BURGETTSTOWN – Sixth- and eighth-graders at Burgettstown Area Middle School got the chance to learn hands-on about the natural gas industry recently.

The Oilfield Energy Center brought its traveling Mobile Oilfield Learning Unit to the school to teach students about geology, engineering, physics, chemistry, history and environmental studies. The unit is made up of six learning stations to which students travel around in pairs. The Feb. 26 visit was the first time the unit has visited a school in Pennsylvania.

Doris Tomas, education director for the Texas-based Oilfield Energy Center, said this is the third MOLU that has been created and this one was specifically requested for Pennsylvania because of all the work in the natural gas industry that is taking place in the state. She said all of the lessons are tied to national education standards.

Tomas said she gets great feedback from teachers about the unit.

“They love how it is hands-on for students,” she said.

That was the case in Burgettstown.

Eighth-grader Jacob Stroud said the unit was pretty neat. He especially liked the hands-on activities, including using a crane to pick up a ball and put it in pipes.

“It gave us ideas about what some of us will have as jobs,” Stroud said.

Principal Brian Fadden said that was the whole purpose of bringing the unit to the school. Throughout the year, the school has a variety of activities to introduce students to different types of careers – and the mobile unit gave them ideas for jobs they could get in this area.

“It’s another tool in our tool shed for careers,” Fadden said.

He said the students were definitely engaged in and enjoyed the activities and communicated with each other well as they were going through the unit.

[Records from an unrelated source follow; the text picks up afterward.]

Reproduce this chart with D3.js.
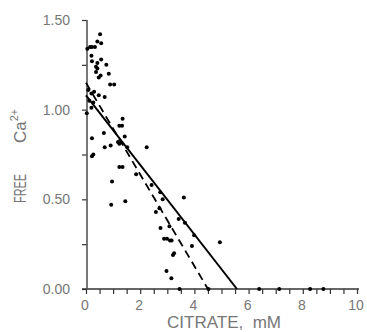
<!DOCTYPE html>
<html>
<head>
<meta charset="utf-8">
<script src="https://cdn.jsdelivr.net/npm/d3@7"></script>
<style>
  body { margin: 0; background: #fff; }
  svg { display: block; }
  .tick-label { font-family: 'Liberation Sans', Arial, sans-serif; fill: #777; }
</style>
</head>
<body>
<script>
// measured points: citrate (mM) vs free Ca2+
const citrate = [0.52, 0.42, 0.56, 0.05, 0.15, 0.22, 0.33, 0.20, 0.22, 0.56,
  0.42, 0.75, 0.37, 0.42, 0.84, 0.37, 0.54, 0.47, 0.89, 1.04,
  0.08, 0.30, 0.20, 0.47, 0.69, 0.12, 0.27, 0.20, 0.03, 1.35,
  1.23, 1.33, 0.66, 0.22, 1.43, 1.18, 1.23, 0.91, 0.69, 1.52,
  2.24, 0.27, 0.22, 1.23, 1.35, 1.85, 0.96, 2.42, 2.74, 2.83,
  3.61, 1.45, 0.93, 2.58, 2.71, 3.42, 3.65, 2.75, 3.08, 2.88,
  2.99, 3.10, 3.16, 3.99, 4.94, 3.91, 3.25, 3.21, 2.97, 3.15,
  3.45, 4.52, 6.39, 7.13, 8.27, 8.76];
const freeCa = [1.42, 1.38, 1.37, 1.34, 1.35, 1.35, 1.35, 1.30, 1.27, 1.28,
  1.26, 1.25, 1.24, 1.23, 1.20, 1.21, 1.19, 1.18, 1.14, 1.14,
  1.11, 1.10, 1.09, 1.08, 1.07, 1.05, 1.04, 1.01, 0.98, 0.95,
  0.91, 0.91, 0.87, 0.84, 0.85, 0.82, 0.81, 0.80, 0.79, 0.79,
  0.79, 0.75, 0.74, 0.68, 0.68, 0.64, 0.60, 0.58, 0.54, 0.50,
  0.51, 0.49, 0.47, 0.43, 0.45, 0.39, 0.37, 0.34, 0.35, 0.28,
  0.28, 0.27, 0.27, 0.30, 0.26, 0.24, 0.20, 0.19, 0.10, 0.06,
  0.00, 0.00, 0.00, 0.00, 0.00, 0.00];

// fitted lines (end points)
const solidLine = [[0, 1.08], [5.57, 0]];
const dashedLine = [[0, 1.15], [4.50, 0]];

const xTicks = [0, 2, 4, 6, 8, 10];
const xMinor = d3.range(0, 10.01, 0.5);
const yTicks = [0, 0.5, 1.0, 1.5];
const yMinor = d3.range(0, 1.51, 0.25);

const width = 367;
const height = 332;
const margin = { left: 86, right: 10, top: 20, bottom: 43 };

const x = d3.scaleLinear().domain([0, 10]).range([margin.left, width - margin.right]);
const y = d3.scaleLinear().domain([0, 1.5]).range([height - margin.bottom, margin.top]);

const svg = d3.select('body')
  .append('svg')
  .attr('width', width)
  .attr('height', height);

// x axis
const xAxis = svg.append('g')
  .attr('transform', `translate(0,${ y(0) })`);

xAxis.call(d3.axisBottom(x).tickValues(xMinor).tickSize(5).tickFormat(''))
  .call(g => g.select('.domain').remove())
  .call(g => g.selectAll('.tick line').attr('stroke', '#333').attr('stroke-width', 1.2));

xAxis.append('line')
  .attr('x1', x(0) - 4).attr('x2', x(10) + 2)
  .attr('stroke', '#333').attr('stroke-width', 1.4);

xAxis.selectAll('.xlab')
  .data(xTicks)
  .enter()
  .append('text')
  .attr('class', 'tick-label')
  .attr('x', d => x(d) - 1)
  .attr('y', 21)
  .attr('text-anchor', 'middle')
  .style('font-size', '14px')
  .text(d => d);

// y axis
const yAxis = svg.append('g')
  .attr('transform', `translate(${ x(0) + 1 },0)`);

yAxis.call(d3.axisLeft(y).tickValues(yMinor).tickSize(5).tickFormat(''))
  .call(g => g.select('.domain').remove())
  .call(g => g.selectAll('.tick line').attr('stroke', '#333').attr('stroke-width', 1.2));

yAxis.append('line')
  .attr('y1', y(1.5)).attr('y2', y(0))
  .attr('stroke', '#555').attr('stroke-width', 1.6);

yAxis.selectAll('.ylab')
  .data(yTicks)
  .enter()
  .append('text')
  .attr('class', 'tick-label')
  .attr('x', -17)
  .attr('y', d => y(d) + 5)
  .attr('text-anchor', 'end')
  .style('font-size', '14px')
  .text(d => d3.format('.2f')(d));

// axis titles
svg.append('text')
  .attr('class', 'tick-label')
  .attr('x', 224)
  .attr('y', 328)
  .attr('text-anchor', 'middle')
  .style('font-size', '17px')
  .text('CITRATE,\u00a0\u00a0mM');

const yTitle = svg.append('g')
  .attr('transform', 'translate(26,0) rotate(-90)');

yTitle.append('text')
  .attr('class', 'tick-label')
  .attr('x', -203)
  .attr('y', 0)
  .attr('textLength', 29)
  .attr('lengthAdjust', 'spacingAndGlyphs')
  .style('font-size', '17px')
  .text('FREE');

const caText = yTitle.append('text')
  .attr('class', 'tick-label')
  .attr('x', -143)
  .attr('y', 0)
  .style('font-size', '17px');

caText.append('tspan').text('Ca');
caText.append('tspan')
  .attr('dy', -8)
  .style('font-size', '11px')
  .text('2+');

// fitted lines
const line = d3.line().x(d => x(d[0])).y(d => y(d[1]));

svg.append('path')
  .datum(solidLine)
  .attr('d', line)
  .attr('fill', 'none')
  .attr('stroke', '#000')
  .attr('stroke-width', 2);

svg.append('path')
  .datum(dashedLine)
  .attr('d', line)
  .attr('fill', 'none')
  .attr('stroke', '#000')
  .attr('stroke-width', 1.8)
  .attr('stroke-dasharray', '8,5');

// points
svg.append('g')
  .selectAll('circle')
  .data(citrate.map((c, i) => ({ c, ca: freeCa[i] })))
  .enter()
  .append('circle')
  .attr('cx', d => x(d.c))
  .attr('cy', d => y(d.ca))
  .attr('r', 2)
  .attr('fill', '#000');
</script>
</body>
</html>
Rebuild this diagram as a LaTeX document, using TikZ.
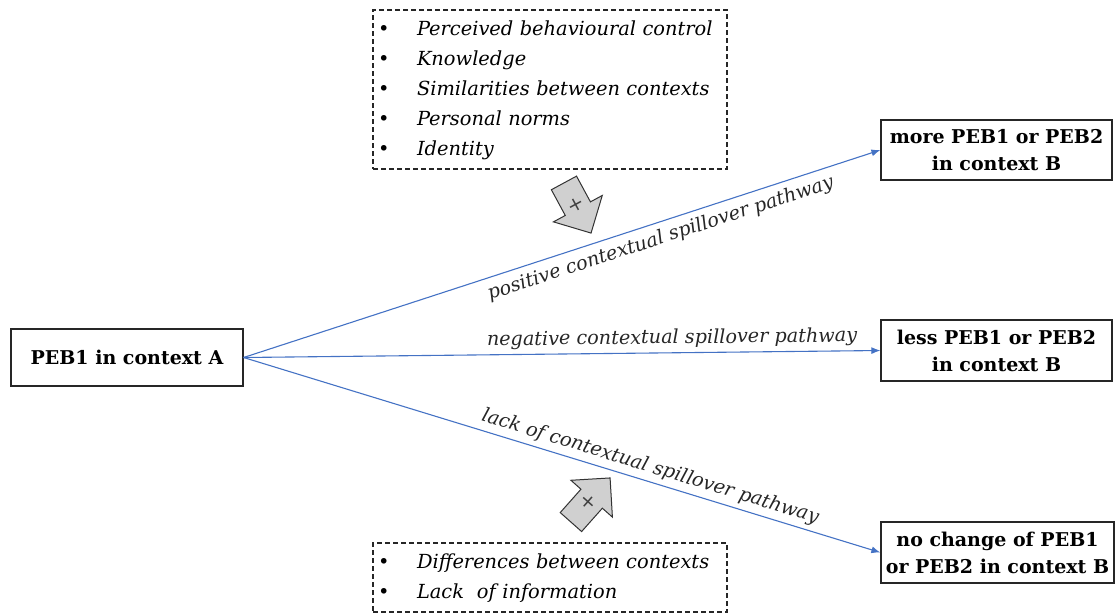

“It was a really great experience for students and teachers,” Fadden said.

Tim Tropeck, who teaches earth and space science to eighth-graders, said the mobile unit tied into what he teaches in class as well.

The organizers had core samples and talked about sedimentary rock and shale, and what they see as they drill down, Tropeck said.

“I talk about the geological time scale and it ties in,” he said. “They drill down to ancient environments.”